最后我们来看response的body是如何封装的:
@Override public ResponseBody openResponseBody(Response response) throws IOException {
streamAllocation.eventListener.responseBodyStart(streamAllocation.call);
String contentType = response.header("Content-Type");
// 这里只是根据response的header创建不同的source(输入流),并创建不同的ResponseBody,
// response包含响应头和响应体,这里的响应体是对原始httpCodec的source封装
if (!HttpHeaders.hasBody(response)) {
// !!注意AbstractSource是内部类,持有httpCodec的source,并从中读取内容到ResponseBody
Source source = newFixedLengthSource(0);
return new RealResponseBody(contentType, 0, Okio.buffer(source));
}
if ("chunked".equalsIgnoreCase(response.header("Transfer-Encoding"))) {
Source source = newChunkedSource(response.request().url());
return new RealResponseBody(contentType, -1L, Okio.buffer(source));
}
long contentLength = HttpHeaders.contentLength(response);
if (contentLength != -1) {
Source source = newFixedLengthSource(contentLength);
return new RealResponseBody(contentType, contentLength, Okio.buffer(source));
}
return new RealResponseBody(contentType, -1L, Okio.buffer(newUnknownLengthSource()));
}
这里先根据情况创建不同AbstractSource实现类,实际就是对长度的一个控制,FixedLengthSource是固定长度或无长度,ChunkedSource是对分段的处理,内部有一个bytesRemainingInChunk来控制剩余读取数据长度。

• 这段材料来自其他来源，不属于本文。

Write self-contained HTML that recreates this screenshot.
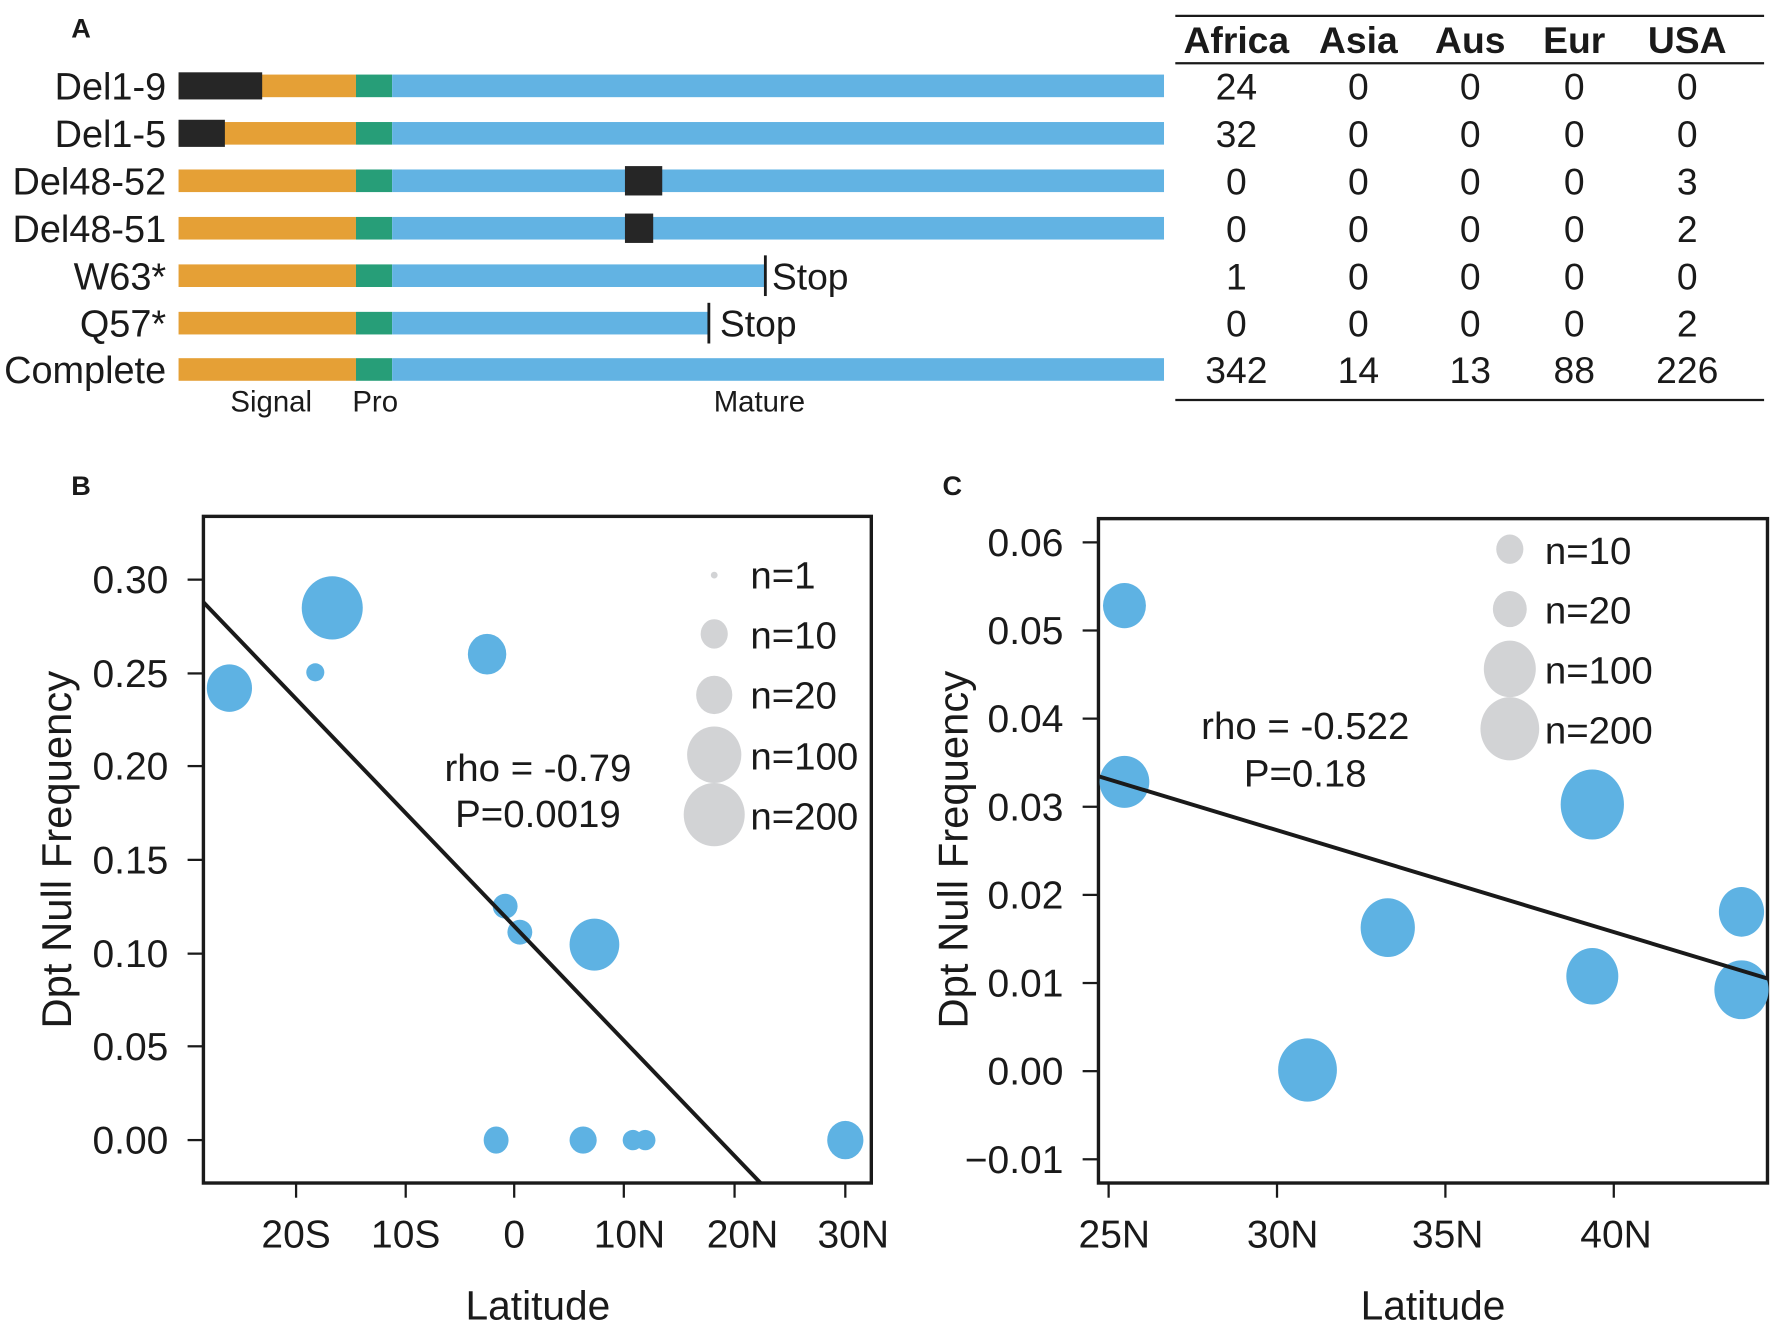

AbstractSource实现类中最重要的就是read了,最终会调用super.read方法,里面对对source(socket输入流)读取,进入到传入的sink,这里涉及到Okio,后面看看吧。
@Override public long read(Buffer sink, long byteCount) throws IOException {
try {
long read = source.read(sink, byteCount);
if (read > 0) {
bytesRead += read;
}
return read;
} catch (IOException e) {
endOfInput(false, e);
throw e;
}
}
经过RealResponseBody的封装后就成了RealResponseBody的BufferedSource,这里如果我很要对ResponseBody读取还是要按流的形式读取的,并且得关闭流。
long contentLength = HttpHeaders.contentLength(response);
if (contentLength != -1) {
Source source = newFixedLengthSource(contentLength);
return new RealResponseBody(contentType, contentLength, Okio.buffer(source));
}
public final class RealResponseBody extends ResponseBody {
private final @Nullable String contentTypeString;
private final long contentLength;
private final BufferedSource source;
public RealResponseBody(
@Nullable String contentTypeString, long contentLength, BufferedSource source) {
this.contentTypeString = contentTypeString;
this.contentLength = contentLength;
this.source = source;
}
这里小结下,大致意思就是根据header信息(长度、分段)去读取socket输入流中得body,并封装到ResponseBody中得过程。
Http2Codec和Http1Codec类似,我们注意上面五个方法就行,看了下好像还更简单些,不过多了个Http2Stream,有兴趣得读者可以看下。
这里就写了下StreamAllocation和HttpCodec,没有特别深入但是也算大致功能都有了解了,下面一篇再来研究RealConnection和ConnectionPool。